Despite the excitement, we honestly weren’t sure how discerning the results would be: we were using the exact same process for both brews: 16 grams ground coffee and 250 grams of 85 C water, poured and filtered in the space of 3 minutes. Sure, the Kalita Wave pour-over is a great piece of craftmanship, but at the end of the day aren’t these methods all more or less the same?
However we did have some preliminary hope: the Kalita’s design features a flat bottom and 3 drip holes, as opposed to the V60’s single funnel. How much of a noticable effect would these distinctions have?

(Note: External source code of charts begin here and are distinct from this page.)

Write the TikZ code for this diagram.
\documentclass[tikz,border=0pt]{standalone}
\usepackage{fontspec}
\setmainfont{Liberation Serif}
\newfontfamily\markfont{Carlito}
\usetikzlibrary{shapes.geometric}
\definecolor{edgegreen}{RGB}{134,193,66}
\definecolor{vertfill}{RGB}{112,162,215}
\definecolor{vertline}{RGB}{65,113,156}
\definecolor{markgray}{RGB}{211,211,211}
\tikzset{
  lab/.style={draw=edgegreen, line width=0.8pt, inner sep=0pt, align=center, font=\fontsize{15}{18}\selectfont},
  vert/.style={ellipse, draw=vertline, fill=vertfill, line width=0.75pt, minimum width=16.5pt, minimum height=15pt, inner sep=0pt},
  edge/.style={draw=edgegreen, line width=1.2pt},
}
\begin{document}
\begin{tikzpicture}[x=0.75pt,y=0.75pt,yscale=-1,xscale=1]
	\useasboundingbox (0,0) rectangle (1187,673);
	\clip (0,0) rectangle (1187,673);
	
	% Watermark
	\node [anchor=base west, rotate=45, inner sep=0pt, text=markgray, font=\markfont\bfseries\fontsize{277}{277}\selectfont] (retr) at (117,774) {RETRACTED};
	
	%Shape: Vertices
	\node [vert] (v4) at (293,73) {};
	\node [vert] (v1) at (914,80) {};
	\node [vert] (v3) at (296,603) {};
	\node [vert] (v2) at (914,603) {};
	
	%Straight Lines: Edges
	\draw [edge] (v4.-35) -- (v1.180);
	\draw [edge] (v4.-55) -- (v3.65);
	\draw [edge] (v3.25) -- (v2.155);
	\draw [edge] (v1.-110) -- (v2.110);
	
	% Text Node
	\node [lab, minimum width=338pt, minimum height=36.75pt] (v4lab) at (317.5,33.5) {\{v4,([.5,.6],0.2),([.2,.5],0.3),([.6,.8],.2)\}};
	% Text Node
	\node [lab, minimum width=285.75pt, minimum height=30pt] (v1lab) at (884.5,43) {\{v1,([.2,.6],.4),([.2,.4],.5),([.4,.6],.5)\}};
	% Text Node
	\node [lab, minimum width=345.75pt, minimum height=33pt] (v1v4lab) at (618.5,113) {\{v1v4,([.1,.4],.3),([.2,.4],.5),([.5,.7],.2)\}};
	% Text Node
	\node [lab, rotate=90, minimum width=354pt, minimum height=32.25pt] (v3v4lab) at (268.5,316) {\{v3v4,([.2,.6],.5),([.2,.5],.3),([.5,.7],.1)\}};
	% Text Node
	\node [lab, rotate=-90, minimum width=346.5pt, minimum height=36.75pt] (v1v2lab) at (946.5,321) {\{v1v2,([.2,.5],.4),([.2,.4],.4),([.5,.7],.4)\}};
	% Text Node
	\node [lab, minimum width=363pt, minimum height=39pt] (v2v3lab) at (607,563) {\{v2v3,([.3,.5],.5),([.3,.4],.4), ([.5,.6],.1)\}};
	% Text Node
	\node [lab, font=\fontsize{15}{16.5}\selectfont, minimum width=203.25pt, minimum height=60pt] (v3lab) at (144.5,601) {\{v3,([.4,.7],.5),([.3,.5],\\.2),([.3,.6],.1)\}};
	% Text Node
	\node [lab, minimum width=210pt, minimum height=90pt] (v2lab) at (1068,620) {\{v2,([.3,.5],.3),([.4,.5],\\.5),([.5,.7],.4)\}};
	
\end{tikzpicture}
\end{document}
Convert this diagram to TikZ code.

Pour-over put to the test:
Head barista Ben Loebell sets up two parallel scales, placing the V60 and the Kalita pour-over respectively. The coffee’s measured out; in this case we’re using an Ethiopian single origin from Drop Coffee. After cleaning the filters of any paper flavour with some excess water, Ben starts pouring into the V60, staggering the process with the Kalita.
Having done this a few times before, Ben knows how to time the dripping process down to the seconds: 3 minutes for the respective brews, mark the bottles and we’re ready for a taste-testing.
Despite both Ben and Rob having rather clogged sinuses (’tis the season), the distinction in our results was astounding. The differences are far from subtle; you don’t have to be a coffee expert to recognise the individual qualities of these pour-over methods. Fortunately a clear-nosed Aidan was available for constructive assistance.
We’re well familiar with the qualities of a V60: it leaves a bright and clean brew, often with a lot of subtlety in the flavours left behind. However once we had a sip of the Kalita brew, the alarm bells went off. Hitting the mouth mildly like a tea, the Kalita pour-over leaves a world of sharp flavours behind, as a result of of the fuller extraction process. What you get is a pleasantly nuanced coffee that holds an overwhelming amount of presence for a pour-over brew.
Jim kindly commented below to ask us to clarify the results a little.
It’s subjective but we felt the Kalita got more out of the coffee for less effort. The good elements of filter coffee were more overtly present, everything was heightened. An additional bonus was that we felt the design removed some margin for error and faff (which admittedly you do grow to love). We tried adding the water bit by bit and all at once and couldn’t discern any difference in the finished article.
Both methods are good, but we liked the Kalita. At which point we should probably say that we are stocking a couple of Kalita drippers so I guess this may have influenced our decision; although we only have two so we’re hardly one of their main distributors!